◆ Challenge: Tally every line of the listing where the string "this" is found, and state the total alone.

◆ Entries shown:
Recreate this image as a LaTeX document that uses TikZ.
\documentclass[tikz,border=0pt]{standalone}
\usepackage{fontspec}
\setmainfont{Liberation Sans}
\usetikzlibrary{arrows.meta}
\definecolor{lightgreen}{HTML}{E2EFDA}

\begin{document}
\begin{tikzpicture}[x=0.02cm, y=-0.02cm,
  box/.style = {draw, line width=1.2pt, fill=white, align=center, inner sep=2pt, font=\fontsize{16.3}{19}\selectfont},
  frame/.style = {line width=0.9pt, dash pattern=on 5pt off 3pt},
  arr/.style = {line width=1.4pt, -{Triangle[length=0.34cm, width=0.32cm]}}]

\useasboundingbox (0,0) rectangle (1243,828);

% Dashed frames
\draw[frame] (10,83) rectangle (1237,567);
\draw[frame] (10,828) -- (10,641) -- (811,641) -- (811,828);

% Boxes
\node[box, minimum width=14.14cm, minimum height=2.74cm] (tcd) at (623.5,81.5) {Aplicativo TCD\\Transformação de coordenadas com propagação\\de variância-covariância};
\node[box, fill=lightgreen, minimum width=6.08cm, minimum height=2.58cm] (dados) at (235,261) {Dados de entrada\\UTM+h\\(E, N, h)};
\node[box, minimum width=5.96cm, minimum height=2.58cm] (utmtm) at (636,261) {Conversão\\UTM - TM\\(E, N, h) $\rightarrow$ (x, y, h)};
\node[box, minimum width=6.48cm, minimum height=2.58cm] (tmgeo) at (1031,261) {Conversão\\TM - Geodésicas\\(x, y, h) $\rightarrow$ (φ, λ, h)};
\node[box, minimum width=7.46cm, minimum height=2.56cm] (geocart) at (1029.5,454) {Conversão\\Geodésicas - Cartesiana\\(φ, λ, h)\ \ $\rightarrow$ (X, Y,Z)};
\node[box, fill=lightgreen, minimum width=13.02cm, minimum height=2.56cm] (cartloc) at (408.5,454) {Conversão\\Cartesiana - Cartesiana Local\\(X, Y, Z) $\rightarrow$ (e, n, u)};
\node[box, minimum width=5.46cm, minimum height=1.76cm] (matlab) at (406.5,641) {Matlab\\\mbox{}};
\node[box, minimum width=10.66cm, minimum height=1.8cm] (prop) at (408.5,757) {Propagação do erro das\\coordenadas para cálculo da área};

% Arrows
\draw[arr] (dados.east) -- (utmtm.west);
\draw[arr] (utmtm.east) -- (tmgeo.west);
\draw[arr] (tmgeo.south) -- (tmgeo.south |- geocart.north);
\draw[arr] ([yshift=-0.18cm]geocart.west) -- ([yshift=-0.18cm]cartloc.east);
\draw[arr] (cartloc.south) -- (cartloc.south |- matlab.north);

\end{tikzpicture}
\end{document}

---

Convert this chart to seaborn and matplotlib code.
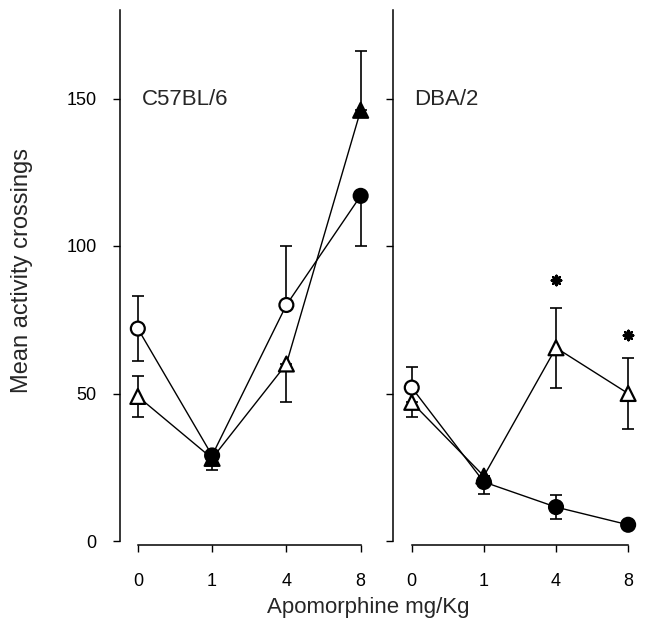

◆ Reply to the task: 2